# G23 Upgrade.



## Arizona Desertman (10 mo ago)

After upgrading my G26 it's now my G23's turn. I was very happy with not only Zaffiri Precision's slide and barrel but their service as well. They sent out the parts right away and I received them within 3 days from Florida to Arizona. I like to polish the flats on the slides to a mirror like finish. Starting with 320 wet or dry all the way up to 2000. Polishing the flats on these slides took very little effort as they were perfectly flat. Some slides have low spots and require more effort to get the same results. The overall machining of these slides both inside and out is outstanding. The barrels are just as nice and required no fitting. Other than a sight pushing and front sight tool you'll need a channel liner installation tool and channel liner. Channel Liner Install and Removal tool. Front Sight Tool for Glock® 

Next will be my G43. I wish they made the same parts for my G30.


----------



## berettatoter (Sep 1, 2011)

Good Lord Almighty, those sure look nice!


----------



## Arizona Desertman (10 mo ago)

berettatoter said:


> Good Lord Almighty, those sure look nice!


Thank You!!! 
Who says Glocks are ugly?


----------



## THEORGANISER09 (4 mo ago)

I have a 160mm inner barrel in my Hicapa. In 9 out 10 games, I use my pistol as main weapon, so i rarely holster it Other than in safezone and i love the look of compensated pistols that allowed for long barrels.

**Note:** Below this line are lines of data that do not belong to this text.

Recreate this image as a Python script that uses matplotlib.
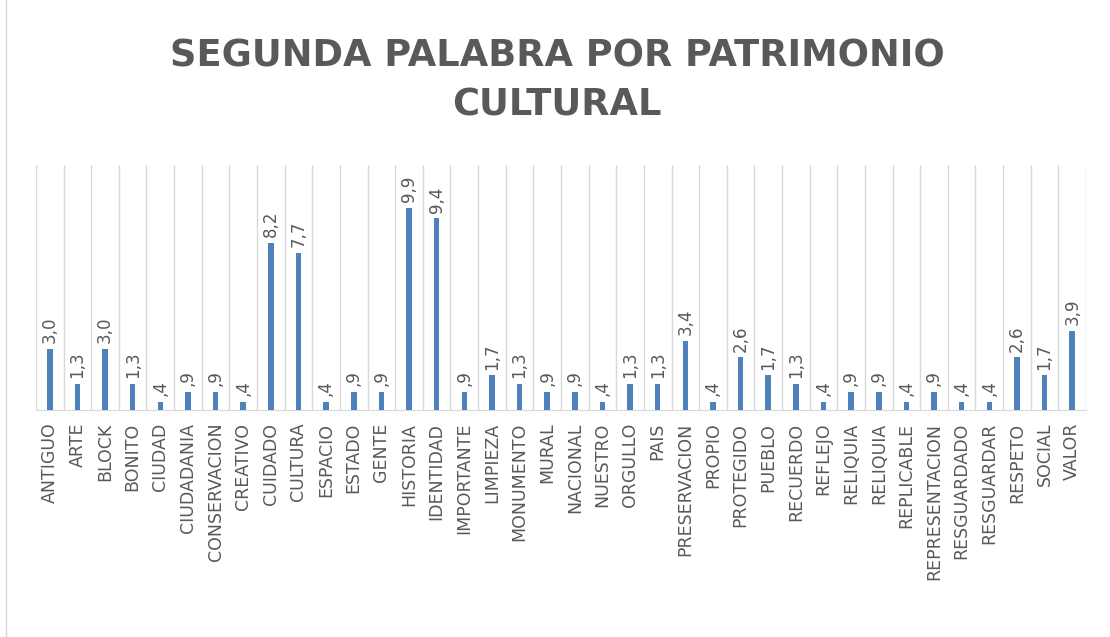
import numpy as np
import matplotlib.pyplot as plt
from matplotlib.patches import Rectangle

categorias = ["ANTIGUO", "ARTE", "BLOCK", "BONITO", "CIUDAD", "CIUDADANIA",
              "CONSERVACION", "CREATIVO", "CUIDADO", "CULTURA", "ESPACIO",
              "ESTADO", "GENTE", "HISTORIA", "IDENTIDAD", "IMPORTANTE",
              "LIMPIEZA", "MONUMENTO", "MURAL", "NACIONAL", "NUESTRO",
              "ORGULLO", "PAIS", "PRESERVACION", "PROPIO", "PROTEGIDO",
              "PUEBLO", "RECUERDO", "REFLEJO", "RELIQUIA", "RELIQUIA",
              "REPLICABLE", "REPRESENTACION", "RESGUARDADO", "RESGUARDAR",
              "RESPETO", "SOCIAL", "VALOR"]
valores = [3.0, 1.3, 3.0, 1.3, 0.4, 0.9, 0.9, 0.4, 8.2, 7.7, 0.4, 0.9, 0.9,
           9.9, 9.4, 0.9, 1.7, 1.3, 0.9, 0.9, 0.4, 1.3, 1.3, 3.4, 0.4, 2.6,
           1.7, 1.3, 0.4, 0.9, 0.9, 0.4, 0.9, 0.4, 0.4, 2.6, 1.7, 3.9]
titulo = "SEGUNDA PALABRA POR PATRIMONIO\nCULTURAL"

gris = "#595959"
plt.rcParams['font.family'] = ['DejaVu Sans']

fig = plt.figure(figsize=(11.1, 6.37), dpi=100)
ax = fig.add_axes([0.0324, 0.356, 0.946, 0.385])

x = np.arange(len(categorias))
bars = ax.bar(x, valores, width=0.2, color="#4F81BD", zorder=3)

etiquetas = [f"{v:.1f}".replace(".", ",").lstrip("0") for v in valores]
ax.bar_label(bars, labels=etiquetas, rotation=90, padding=4, color=gris, fontsize=12)

ax.set_xlim(-0.5, len(categorias) - 0.5)
ax.set_ylim(0, 12)
ax.set_yticks([])
ax.set_xticks(x)
ax.set_xticklabels(categorias, rotation=90, color=gris, fontsize=12.5)
ax.set_xticks(np.arange(-0.5, len(categorias)), minor=True)
ax.tick_params(axis="x", which="both", length=0, pad=9)
ax.grid(axis="x", which="minor", color="#D9D9D9", linewidth=1, zorder=0)
ax.grid(axis="x", which="major", visible=False)
for s in ["top", "left", "right"]:
    ax.spines[s].set_visible(False)
ax.spines["bottom"].set_color("#D9D9D9")

fig.text(0.502, 0.874, titulo, ha="center", va="center", fontsize=26.5,
         fontweight="bold", color=gris, linespacing=1.4)

fig.patches.append(Rectangle((0.0054, -0.01), 1.0, 1.02, transform=fig.transFigure,
                             fill=False, edgecolor="#D9D9D9", linewidth=1))

plt.savefig("out.png", dpi=100)
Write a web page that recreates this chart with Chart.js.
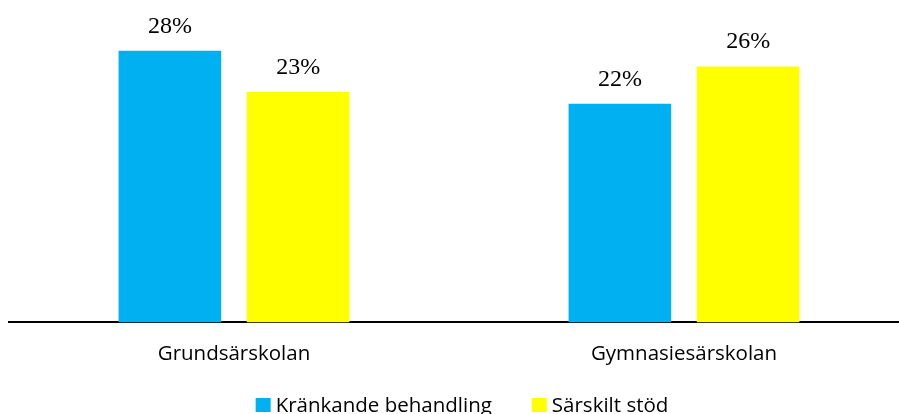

First a disclamer hehe, having never owned a glock, tthis is all hear say from mates or internet and offcourse my own oppinion about playing style n so on.

The g23 is a smaller glock right, so i expect You to use it mostly as a second for You rifle?
Suppressed pistols are slower to draw and a hassle when crawling because of extra lenght.

A few issues with changing outer barrel, it needs to match the slide, so u need to buy new slide and matching outer barrel.
Secondly unless its a light weight suppresser it Will press Down the front of the slide, slowing Down slide speed and Maybe causing malfunctions.

Easiest Way to avoid that is to buy a sas kit, nineball, 5ku and prob others make it. Then u woudnt need a new outer barrel. Add a short supressor and a barrel between 110-150mm.

Lenght of barrel is the lenght that fit your use.


----------